Set task: Your task is to repeat all of the data exactly while excluding the pictures.

Dataset section:
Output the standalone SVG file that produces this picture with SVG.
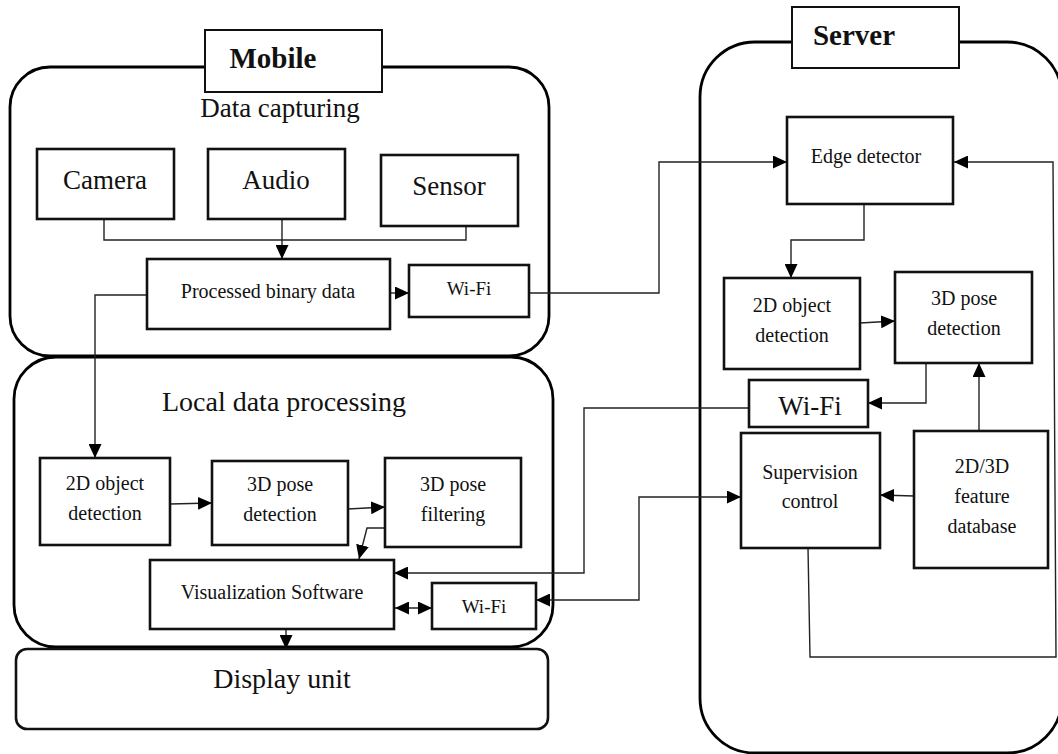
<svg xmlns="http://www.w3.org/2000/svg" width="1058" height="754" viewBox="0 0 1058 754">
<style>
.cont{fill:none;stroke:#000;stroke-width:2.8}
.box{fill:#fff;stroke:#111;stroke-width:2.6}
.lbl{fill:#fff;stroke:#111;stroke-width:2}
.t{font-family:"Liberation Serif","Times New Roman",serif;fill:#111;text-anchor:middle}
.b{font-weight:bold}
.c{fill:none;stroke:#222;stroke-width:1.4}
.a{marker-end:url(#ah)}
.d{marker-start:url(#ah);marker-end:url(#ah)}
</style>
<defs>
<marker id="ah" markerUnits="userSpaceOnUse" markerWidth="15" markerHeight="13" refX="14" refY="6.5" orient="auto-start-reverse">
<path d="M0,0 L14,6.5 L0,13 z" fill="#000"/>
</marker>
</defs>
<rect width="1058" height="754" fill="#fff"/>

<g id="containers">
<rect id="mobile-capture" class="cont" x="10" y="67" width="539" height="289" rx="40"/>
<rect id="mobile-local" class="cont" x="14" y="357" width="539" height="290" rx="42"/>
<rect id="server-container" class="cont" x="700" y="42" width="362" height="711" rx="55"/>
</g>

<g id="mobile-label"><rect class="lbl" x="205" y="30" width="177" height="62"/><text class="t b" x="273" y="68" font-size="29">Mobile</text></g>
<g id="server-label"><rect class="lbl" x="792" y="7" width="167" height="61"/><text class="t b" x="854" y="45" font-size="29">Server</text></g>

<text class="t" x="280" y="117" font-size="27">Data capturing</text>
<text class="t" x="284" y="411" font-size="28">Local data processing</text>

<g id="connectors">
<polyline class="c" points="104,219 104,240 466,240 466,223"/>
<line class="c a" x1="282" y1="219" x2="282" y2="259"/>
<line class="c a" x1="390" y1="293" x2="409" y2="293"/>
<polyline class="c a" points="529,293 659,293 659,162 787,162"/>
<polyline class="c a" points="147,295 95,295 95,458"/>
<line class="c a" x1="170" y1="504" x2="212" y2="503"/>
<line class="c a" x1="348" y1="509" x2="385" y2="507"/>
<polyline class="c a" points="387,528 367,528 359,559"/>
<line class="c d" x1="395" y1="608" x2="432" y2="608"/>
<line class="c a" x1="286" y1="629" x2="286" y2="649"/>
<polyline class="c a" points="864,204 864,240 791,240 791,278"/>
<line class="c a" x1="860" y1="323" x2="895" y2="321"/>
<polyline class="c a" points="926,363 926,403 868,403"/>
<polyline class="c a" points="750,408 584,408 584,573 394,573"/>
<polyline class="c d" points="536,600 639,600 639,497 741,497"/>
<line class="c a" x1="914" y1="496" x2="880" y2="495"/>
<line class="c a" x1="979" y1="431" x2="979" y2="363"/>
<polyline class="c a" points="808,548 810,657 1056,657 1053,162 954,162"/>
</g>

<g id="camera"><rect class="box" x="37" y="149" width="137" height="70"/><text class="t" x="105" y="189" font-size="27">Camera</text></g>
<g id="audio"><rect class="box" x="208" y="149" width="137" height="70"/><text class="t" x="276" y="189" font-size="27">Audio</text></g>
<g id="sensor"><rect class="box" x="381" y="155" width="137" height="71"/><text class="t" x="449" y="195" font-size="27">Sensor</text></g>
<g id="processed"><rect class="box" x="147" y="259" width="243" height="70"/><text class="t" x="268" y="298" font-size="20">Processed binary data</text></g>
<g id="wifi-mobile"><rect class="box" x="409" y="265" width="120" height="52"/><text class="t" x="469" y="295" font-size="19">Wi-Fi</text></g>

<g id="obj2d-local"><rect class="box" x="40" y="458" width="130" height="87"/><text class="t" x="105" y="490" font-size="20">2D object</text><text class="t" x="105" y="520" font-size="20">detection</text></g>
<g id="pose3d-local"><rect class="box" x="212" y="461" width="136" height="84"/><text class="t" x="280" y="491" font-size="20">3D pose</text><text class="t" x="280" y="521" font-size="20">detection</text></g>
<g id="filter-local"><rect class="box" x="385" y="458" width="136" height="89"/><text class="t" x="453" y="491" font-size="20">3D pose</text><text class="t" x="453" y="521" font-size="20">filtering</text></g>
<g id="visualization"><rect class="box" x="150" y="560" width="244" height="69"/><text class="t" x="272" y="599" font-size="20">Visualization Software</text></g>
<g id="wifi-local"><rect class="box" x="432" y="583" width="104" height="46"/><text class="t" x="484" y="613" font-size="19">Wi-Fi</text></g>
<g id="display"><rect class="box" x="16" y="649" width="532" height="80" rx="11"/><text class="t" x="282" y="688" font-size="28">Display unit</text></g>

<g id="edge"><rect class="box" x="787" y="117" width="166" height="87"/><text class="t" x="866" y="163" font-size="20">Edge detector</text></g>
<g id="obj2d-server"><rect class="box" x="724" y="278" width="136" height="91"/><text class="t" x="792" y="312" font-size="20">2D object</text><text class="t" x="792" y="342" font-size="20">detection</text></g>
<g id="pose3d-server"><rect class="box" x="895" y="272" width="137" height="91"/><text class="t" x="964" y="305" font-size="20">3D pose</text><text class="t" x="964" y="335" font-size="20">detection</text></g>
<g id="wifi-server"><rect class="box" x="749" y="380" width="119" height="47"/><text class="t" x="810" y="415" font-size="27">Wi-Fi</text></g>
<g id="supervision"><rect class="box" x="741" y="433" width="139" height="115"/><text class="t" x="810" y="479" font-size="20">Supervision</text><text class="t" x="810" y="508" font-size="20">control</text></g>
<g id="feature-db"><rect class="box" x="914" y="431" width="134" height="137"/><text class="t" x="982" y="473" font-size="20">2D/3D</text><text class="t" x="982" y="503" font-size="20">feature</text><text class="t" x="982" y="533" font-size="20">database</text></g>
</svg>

Expected answer:
Output the standalone SVG file that produces this picture with SVG.
<svg xmlns="http://www.w3.org/2000/svg" width="1058" height="754" viewBox="0 0 1058 754">
<style>
.cont{fill:none;stroke:#000;stroke-width:2.8}
.box{fill:#fff;stroke:#111;stroke-width:2.6}
.lbl{fill:#fff;stroke:#111;stroke-width:2}
.t{font-family:"Liberation Serif","Times New Roman",serif;fill:#111;text-anchor:middle}
.b{font-weight:bold}
.c{fill:none;stroke:#222;stroke-width:1.4}
.a{marker-end:url(#ah)}
.d{marker-start:url(#ah);marker-end:url(#ah)}
</style>
<defs>
<marker id="ah" markerUnits="userSpaceOnUse" markerWidth="15" markerHeight="13" refX="14" refY="6.5" orient="auto-start-reverse">
<path d="M0,0 L14,6.5 L0,13 z" fill="#000"/>
</marker>
</defs>
<rect width="1058" height="754" fill="#fff"/>

<g id="containers">
<rect id="mobile-capture" class="cont" x="10" y="67" width="539" height="289" rx="40"/>
<rect id="mobile-local" class="cont" x="14" y="357" width="539" height="290" rx="42"/>
<rect id="server-container" class="cont" x="700" y="42" width="362" height="711" rx="55"/>
</g>

<g id="mobile-label"><rect class="lbl" x="205" y="30" width="177" height="62"/><text class="t b" x="273" y="68" font-size="29">Mobile</text></g>
<g id="server-label"><rect class="lbl" x="792" y="7" width="167" height="61"/><text class="t b" x="854" y="45" font-size="29">Server</text></g>

<text class="t" x="280" y="117" font-size="27">Data capturing</text>
<text class="t" x="284" y="411" font-size="28">Local data processing</text>

<g id="connectors">
<polyline class="c" points="104,219 104,240 466,240 466,223"/>
<line class="c a" x1="282" y1="219" x2="282" y2="259"/>
<line class="c a" x1="390" y1="293" x2="409" y2="293"/>
<polyline class="c a" points="529,293 659,293 659,162 787,162"/>
<polyline class="c a" points="147,295 95,295 95,458"/>
<line class="c a" x1="170" y1="504" x2="212" y2="503"/>
<line class="c a" x1="348" y1="509" x2="385" y2="507"/>
<polyline class="c a" points="387,528 367,528 359,559"/>
<line class="c d" x1="395" y1="608" x2="432" y2="608"/>
<line class="c a" x1="286" y1="629" x2="286" y2="649"/>
<polyline class="c a" points="864,204 864,240 791,240 791,278"/>
<line class="c a" x1="860" y1="323" x2="895" y2="321"/>
<polyline class="c a" points="926,363 926,403 868,403"/>
<polyline class="c a" points="750,408 584,408 584,573 394,573"/>
<polyline class="c d" points="536,600 639,600 639,497 741,497"/>
<line class="c a" x1="914" y1="496" x2="880" y2="495"/>
<line class="c a" x1="979" y1="431" x2="979" y2="363"/>
<polyline class="c a" points="808,548 810,657 1056,657 1053,162 954,162"/>
</g>

<g id="camera"><rect class="box" x="37" y="149" width="137" height="70"/><text class="t" x="105" y="189" font-size="27">Camera</text></g>
<g id="audio"><rect class="box" x="208" y="149" width="137" height="70"/><text class="t" x="276" y="189" font-size="27">Audio</text></g>
<g id="sensor"><rect class="box" x="381" y="155" width="137" height="71"/><text class="t" x="449" y="195" font-size="27">Sensor</text></g>
<g id="processed"><rect class="box" x="147" y="259" width="243" height="70"/><text class="t" x="268" y="298" font-size="20">Processed binary data</text></g>
<g id="wifi-mobile"><rect class="box" x="409" y="265" width="120" height="52"/><text class="t" x="469" y="295" font-size="19">Wi-Fi</text></g>

<g id="obj2d-local"><rect class="box" x="40" y="458" width="130" height="87"/><text class="t" x="105" y="490" font-size="20">2D object</text><text class="t" x="105" y="520" font-size="20">detection</text></g>
<g id="pose3d-local"><rect class="box" x="212" y="461" width="136" height="84"/><text class="t" x="280" y="491" font-size="20">3D pose</text><text class="t" x="280" y="521" font-size="20">detection</text></g>
<g id="filter-local"><rect class="box" x="385" y="458" width="136" height="89"/><text class="t" x="453" y="491" font-size="20">3D pose</text><text class="t" x="453" y="521" font-size="20">filtering</text></g>
<g id="visualization"><rect class="box" x="150" y="560" width="244" height="69"/><text class="t" x="272" y="599" font-size="20">Visualization Software</text></g>
<g id="wifi-local"><rect class="box" x="432" y="583" width="104" height="46"/><text class="t" x="484" y="613" font-size="19">Wi-Fi</text></g>
<g id="display"><rect class="box" x="16" y="649" width="532" height="80" rx="11"/><text class="t" x="282" y="688" font-size="28">Display unit</text></g>

<g id="edge"><rect class="box" x="787" y="117" width="166" height="87"/><text class="t" x="866" y="163" font-size="20">Edge detector</text></g>
<g id="obj2d-server"><rect class="box" x="724" y="278" width="136" height="91"/><text class="t" x="792" y="312" font-size="20">2D object</text><text class="t" x="792" y="342" font-size="20">detection</text></g>
<g id="pose3d-server"><rect class="box" x="895" y="272" width="137" height="91"/><text class="t" x="964" y="305" font-size="20">3D pose</text><text class="t" x="964" y="335" font-size="20">detection</text></g>
<g id="wifi-server"><rect class="box" x="749" y="380" width="119" height="47"/><text class="t" x="810" y="415" font-size="27">Wi-Fi</text></g>
<g id="supervision"><rect class="box" x="741" y="433" width="139" height="115"/><text class="t" x="810" y="479" font-size="20">Supervision</text><text class="t" x="810" y="508" font-size="20">control</text></g>
<g id="feature-db"><rect class="box" x="914" y="431" width="134" height="137"/><text class="t" x="982" y="473" font-size="20">2D/3D</text><text class="t" x="982" y="503" font-size="20">feature</text><text class="t" x="982" y="533" font-size="20">database</text></g>
</svg>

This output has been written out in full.